In 2021, I finally truly understood the source of my stress, overwhelm, and guilt – I WAS GUILTY. We all are.
God created us for Himself, and we, like stupid sheep, have wandered away from the safety and love of the shepherd.
Growing up in the church, I could tell you all the words. I knew that God in the flesh (Jesus) came to Earth, lived, died, and CAME.BACK.TO.LIFE – effectively defeating death! – and that He did it to restore relationship between humans and God.
His plan for us is to commune with Him like the utmost loving parent would with their child. While many of us have never seen this kind of relationship, I bet we can imagine what that might look like. It's the stuff our souls desperately YEARN for.
But, we can't have that until we let go of our reign on our own lives. Elisabeth Elliot lays it out as “giving up our right to ourselves.”
In that long season of stress and overwhelm, I had set myself up as my own god.
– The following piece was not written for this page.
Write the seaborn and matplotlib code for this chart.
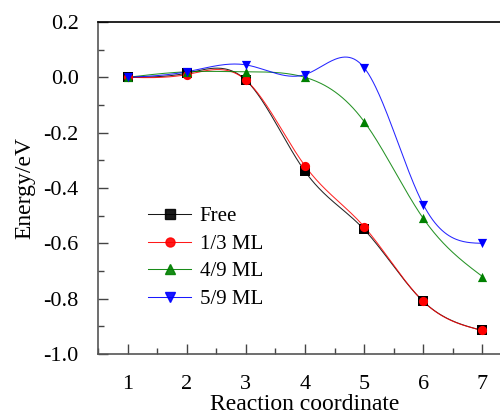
import numpy as np
import pandas as pd
import matplotlib
matplotlib.use("Agg")
import matplotlib.pyplot as plt
from matplotlib.lines import Line2D
from matplotlib.ticker import MultipleLocator
import seaborn as sns

steps = [1, 2, 3, 4, 5, 6, 7]
series_names = ["Free", "1/3 ML", "4/9 ML", "5/9 ML"]
free = [0.0, 0.015, -0.01, -0.34, -0.55, -0.81, -0.915]
ml13 = [0.0, 0.01, -0.01, -0.32, -0.54, -0.81, -0.915]
ml49 = [0.0, 0.02, 0.02, 0.0, -0.16, -0.51, -0.72]
ml59 = [0.0, 0.02, 0.045, 0.01, 0.035, -0.46, -0.60]
colors = ["black", "red", "green", "blue"]
markers = ["s", "o", "^", "v"]


def natural_spline(x, y, n=300):
    x = np.asarray(x, float)
    y = np.asarray(y, float)
    k = len(x)
    h = np.diff(x)
    A = np.zeros((k, k))
    b = np.zeros(k)
    A[0, 0] = 1
    A[-1, -1] = 1
    for i in range(1, k - 1):
        A[i, i - 1] = h[i - 1]
        A[i, i] = 2 * (h[i - 1] + h[i])
        A[i, i + 1] = h[i]
        b[i] = 6 * ((y[i + 1] - y[i]) / h[i] - (y[i] - y[i - 1]) / h[i - 1])
    M = np.linalg.solve(A, b)
    xs = np.linspace(x[0], x[-1], n)
    ys = np.empty_like(xs)
    for j, xv in enumerate(xs):
        i = min(np.searchsorted(x, xv, side="right") - 1, k - 2)
        t1 = x[i + 1] - xv
        t0 = xv - x[i]
        hi = h[i]
        ys[j] = (M[i] * t1 ** 3 / (6 * hi) + M[i + 1] * t0 ** 3 / (6 * hi)
                 + (y[i] / hi - M[i] * hi / 6) * t1
                 + (y[i + 1] / hi - M[i + 1] * hi / 6) * t0)
    return xs, ys


plt.rcParams["font.family"] = ["Liberation Serif", "DejaVu Serif"]
fig = plt.figure(figsize=(5.0, 4.15), dpi=100)
ax = fig.add_axes([98 / 500, 61 / 415, 414 / 500, 332 / 415])

all_vals = [free, ml13, ml49, ml59]
curve_rows = []
point_rows = []
for name, vals in zip(series_names, all_vals):
    xs, ys = natural_spline(steps, vals)
    for a, b in zip(xs, ys):
        curve_rows.append({"x": a, "y": b, "series": name})
    for a, b in zip(steps, vals):
        point_rows.append({"x": a, "y": b, "series": name})
curves = pd.DataFrame(curve_rows)
points = pd.DataFrame(point_rows)
pal = dict(zip(series_names, colors))
mk = dict(zip(series_names, markers))

sns.lineplot(data=curves, x="x", y="y", hue="series", palette=pal,
             linewidth=0.75, alpha=0.85, ax=ax, legend=False, sort=False,
             estimator=None)
for name in series_names:
    sub = points[points["series"] == name]
    sns.scatterplot(data=sub, x="x", y="y", color=pal[name], marker=mk[name],
                    s=44, edgecolor=pal[name], linewidth=0, ax=ax, legend=False,
                    zorder=3)

ax.set_xlim(0.5, 7.5)
ax.set_ylim(-1.0, 0.2)
ax.xaxis.set_major_locator(MultipleLocator(1))
ax.xaxis.set_minor_locator(MultipleLocator(0.5))
ax.yaxis.set_major_locator(MultipleLocator(0.2))
ax.yaxis.set_minor_locator(MultipleLocator(0.1))
ax.yaxis.set_major_formatter(matplotlib.ticker.FormatStrFormatter("%.1f"))
ax.tick_params(which="major", direction="in", length=7, width=1, color="#444444",
               labelsize=16, pad=14)
ax.tick_params(which="minor", direction="in", length=4, width=1, color="#444444")
ax.tick_params(axis="x", pad=15)
for s in ["left", "bottom"]:
    ax.spines[s].set_color("#555555")
    ax.spines[s].set_linewidth(1.2)
ax.spines["top"].set_color("black")
ax.spines["top"].set_linewidth(1.2)
ax.spines["right"].set_visible(False)

ax.set_xlabel("Reaction coordinate", fontsize=17, labelpad=0)
ax.set_ylabel("Energy/eV", fontsize=17, labelpad=6)

handles = [Line2D([0], [0], color=c, marker=m, markersize=6.5, linewidth=0.75,
                  alpha=0.9)
           for c, m in zip(colors, markers)]
ax.legend(handles, series_names, loc="upper left", bbox_to_anchor=(0.095, 0.475),
          frameon=False, fontsize=15, handlelength=2.1, handletextpad=0.4,
          labelspacing=0.38, borderpad=0)

fig.savefig("out.png", dpi=100)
In my mind, I knew what was best for me, and I hadn't received it from those professing to love me, so I was entitled to my bitterness.
BUT GOD. His Spirit was drawing me to Himself. He was drawing me to better things. The Bible calls it “living water" – the kind of thing that treasure-hunters risk their lives to find and we often only hear of in fictional stories.
The more I surrendered my will to Gods, the more I noticed the things I had set up higher than Him and began laying them down, entrusting myself to His instruction book of life, the more the stress and overwhelm subsided. Stress and overwhelm had lost power over me!
To confine me to the kitchen wasn't His goal. It was the means. The means to His school room. The means to gobs of His grace. The means to healing hurts and hangups I had held on to from the past.
Elisabeth Elliot admonishes, “A whole lot of what we call 'struggling' is simply delayed obedience.” Today, I still struggle in the kitchen. But, it is more in the natural way of learning new things than it is with the stress and overwhelm of disobedience to God.
God was telling me to put aside my victim attitude, my bitterness, anger, and pride. He was drawing me to look at Him as the perfect example of servanthood and love. He was showing me that the kitchen was where He was going to teach me to set Him above all things because that was precisely the place I was utterly helpless.
Instead of prioritizing my entrepreneurial endeavors like I used to, I now prioritize feeding my family well as an act of worship to my God and Savior. He will make time for the peripheral things if they're on His agenda for me that day. When I've put first things first, the stress + overwhelm “struggle” is sparse. As Elisabeth Elliot reminds me often, “There is always time to do the will of God.”
💛 Mama Hooper
Mama Hooper’s Protein Pumpkin Spice Muffins
(GF/DF/Refined Sugar-Free)
Preheat oven to BAKE (NOT Quick-Bake function): 375°
In the Kitchen Aid bowl, add all wet ingredients:
1 egg
1 C Applesauce
1/4 C Maple Syrup
1 tsp Vanilla
1/2 C Almond Milk
2 TBSP Avocado Oil
Mix thoroughly, but do not over-mix.
Add dry ingredients to the mixing bowl:
2 C Bob’s 1-to-1 GF Flour
1 Scoop Paleo Valley Unflavored Bone Broth Protein Powder or 2 Scoops Young Living Inner Beauty Collagen
1 tsp (ish) Pumpkin Spice
1 tsp Baking Powder
1/4 tsp Baking Soda
1/4 tsp Salt (ish)
Mix thoroughly.
Fill muffin mold.
Bake 27 min + then check with toothpick.